Clearly, Hedda and Solness are aspiring Romantic artists who delude themselves into believing ,that they are acting idealistically, in order to mask their own cowardice about not living the lives that they secretly want.

In reality, they are not pursuing art because their objective is not to create and seek Romantic beauty. Rather.They shelter themselves in an illusion where they attribute their actions to their “noble” causes. In other words, they deceive themselves. In essence, Ibsen parallels Hedda and Solness in order to challenge the misguided motives behind their lofty deals.

Through these two protagonists, Ibsen challenges his contemporary writers who chose to pursue idealized Romantic art and beauty.
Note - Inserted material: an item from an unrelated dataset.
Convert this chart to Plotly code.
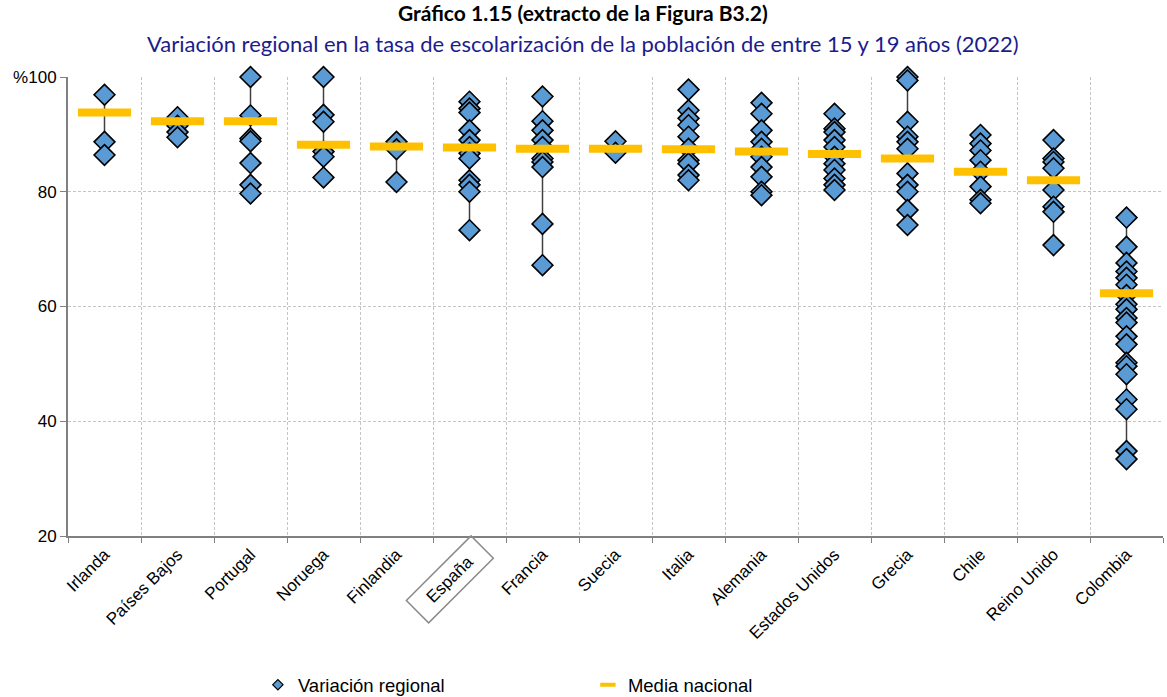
import plotly.graph_objects as go

# Countries, ordered by national mean
countries = [
    "Irlanda", "Países Bajos", "Portugal", "Noruega", "Finlandia", "España",
    "Francia", "Suecia", "Italia", "Alemania", "Estados Unidos", "Grecia",
    "Chile", "Reino Unido", "Colombia",
]

# Regional enrolment rates (%)
irlanda = [96.9, 88.7, 86.4]
paises_bajos = [93.0, 91.5, 90.4, 89.5]
portugal = [100.0, 93.3, 89.3, 88.8, 85.0, 81.2, 79.7]
noruega = [100.0, 93.4, 92.2, 87.0, 86.1, 82.5]
finlandia = [88.7, 87.4, 81.7]
espana = [95.7, 94.5, 93.8, 90.7, 89.0, 87.8, 86.7, 85.8, 82.0, 81.2, 80.0, 73.3]
francia = [96.6, 92.3, 90.7, 89.0, 87.8, 85.8, 85.2, 84.3, 74.4, 67.2]
suecia = [88.8, 86.8]
italia = [97.8, 94.2, 92.8, 91.6, 89.6, 87.5, 85.5, 84.9, 82.9, 82.0]
alemania = [95.5, 93.6, 90.7, 88.7, 87.5, 86.1, 84.3, 82.6, 80.0, 79.4]
estados_unidos = [93.6, 91.0, 90.4, 89.0, 87.8, 86.1, 84.9, 83.8, 82.3, 81.2, 80.3]
grecia = [100.0, 99.4, 92.2, 89.6, 88.7, 87.5, 83.2, 81.2, 80.0, 76.8, 74.2]
chile = [89.9, 88.4, 87.2, 85.5, 83.5, 80.9, 78.6, 78.0]
reino_unido = [89.0, 85.8, 85.2, 84.1, 80.3, 77.4, 76.5, 70.7]
colombia = [75.5, 70.4, 67.6, 66.1, 65.0, 63.8, 62.0, 60.4, 59.5, 58.0, 57.2,
            54.8, 53.4, 50.2, 49.6, 48.2, 43.8, 42.1, 34.8, 33.4]

# National means (%)
media_nacional = [93.8, 92.3, 92.3, 88.2, 87.9, 87.7, 87.5, 87.5, 87.4, 87.0,
                  86.6, 85.8, 83.5, 82.0, 62.3]

y_ticks = [20, 40, 60, 80, 100]
y_tick_labels = ["20", "40", "60", "80", "%100"]

regional = [irlanda, paises_bajos, portugal, noruega, finlandia, espana, francia,
            suecia, italia, alemania, estados_unidos, grecia, chile, reino_unido,
            colombia]

BLUE = "#5B9BD5"
GOLD = "#FFC000"

# min-max range lines
line_x, line_y = [], []
for c, vals in zip(countries, regional):
    line_x += [c, c, None]
    line_y += [min(vals), max(vals), None]

pts_x, pts_y = [], []
for c, vals in zip(countries, regional):
    pts_x += [c] * len(vals)
    pts_y += vals

fig = go.Figure()
fig.add_trace(go.Scatter(
    x=line_x, y=line_y, mode="lines",
    line=dict(color="#404040", width=1.5),
    showlegend=False, hoverinfo="skip", cliponaxis=False,
))
fig.add_trace(go.Scatter(
    x=pts_x, y=pts_y, mode="markers", name="Variación regional",
    marker=dict(symbol="diamond", size=16, color=BLUE,
                line=dict(color="black", width=1.6)),
    showlegend=False, cliponaxis=False,
))
fig.add_trace(go.Scatter(
    x=countries, y=media_nacional, mode="markers", name="Media nacional",
    marker=dict(symbol="line-ew", size=38, line=dict(color=GOLD, width=8)),
    showlegend=False, cliponaxis=False,
))
# legend entries with the small symbols of the original key
fig.add_trace(go.Scatter(
    x=[None], y=[None], mode="markers", name="Variación regional",
    marker=dict(symbol="diamond", size=8, color=BLUE,
                line=dict(color="black", width=1.2)),
))
fig.add_trace(go.Scatter(
    x=[None], y=[None], mode="markers", name="Media nacional",
    marker=dict(symbol="line-ew", size=11, line=dict(color=GOLD, width=4)),
))

tick_text = ["" if c == "España" else c for c in countries]

fig.update_layout(
    width=1167, height=697,
    margin=dict(l=68, r=4, t=77, b=161),
    plot_bgcolor="white", paper_bgcolor="white",
    font=dict(family="Liberation Sans, Arial", size=17, color="black"),
    xaxis=dict(
        type="category", categoryorder="array", categoryarray=countries,
        tickmode="array", tickvals=countries, ticktext=tick_text,
        tickson="boundaries", tickangle=-45,
        showgrid=True, gridcolor="#C4C4C4", griddash="3px,2px", gridwidth=1,
        showline=True, linecolor="#808080", linewidth=2,
        ticks="outside", ticklen=5, tickcolor="#808080",
        range=[-0.5, len(countries) - 0.5],
    ),
    yaxis=dict(
        range=[20, 100], tickmode="array", tickvals=y_ticks, ticktext=y_tick_labels,
        showgrid=True, gridcolor="#C4C4C4", griddash="3px,2px", gridwidth=1,
        showline=True, linecolor="#808080", linewidth=2,
        ticks="outside", ticklen=6, tickcolor="#808080",
        zeroline=False,
    ),
    legend=dict(
        orientation="h", xref="container", yref="container",
        x=0.221, y=0.017, xanchor="left", yanchor="middle",
        entrywidth=285, entrywidthmode="pixels",
        itemwidth=30, font=dict(size=18.5), bgcolor="rgba(0,0,0,0)",
    ),
    annotations=[
        dict(text="<b>Gráfico 1.15 (extracto de la Figura B3.2)</b>",
             xref="paper", yref="paper", x=0.4703, y=1.1416,
             xanchor="center", yanchor="middle", showarrow=False,
             font=dict(family="Lato", size=21, color="black")),
        dict(text="Variación regional en la tasa de escolarización de la población de entre 15 y 19 años (2022)",
             xref="paper", yref="paper", x=0.4703, y=1.074,
             xanchor="center", yanchor="middle", showarrow=False,
             font=dict(family="Lato", size=22, color="#1C1C8C")),
        dict(text="España", xref="x", yref="paper", x="España", y=0,
             xshift=-20, yshift=-43, xanchor="center", yanchor="middle",
             textangle=-45, showarrow=False, width=76, height=16,
             borderpad=7, bordercolor="#8C8C8C", borderwidth=1.5,
             font=dict(size=17, color="black")),
    ],
)

# the page body has a default 8px margin; remove it so the figure fills the window
fig.write_html("out.html", config={"displayModeBar": False},
               post_script="document.body.style.margin = '0';")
He even implies that such writers may be cowards who are afraid of seeing life as it really is, instead of being artists deeply engaged in the so-called Romantic experience of living authentically and emotionally in the moment.

Thus, with this lack of integrity and unwillingness to represent truthful reality, no matter how hard such artists try to pursue beauty, their creative processes would only lead to something dishonest, selfish, and corrupted. By prophesizing their future and symbolizing it through the untimely deaths of Hedda and Solness, Ibsen’s criticism against the Romantic artists is complete as he pushes for modern drama. All that is left are those Hildas who still blindly yearn for the return of Romanticism.



Works Cited

Goethe, Johann Wolfgang von. The Sorrows of Young Werther. Project Gutenberg. PT: Language and Literatures: Germanic, Scandinavian, and Icelandic literatures, 01 Feb. 2001. Web. 13 Oct. 2009. <http://www.gutenberg.org/etext/2527>.

Ibsen, Henrik. Four Major Plays, Volume I (Signet Classics). New York: Signet Classics, 2006. Print.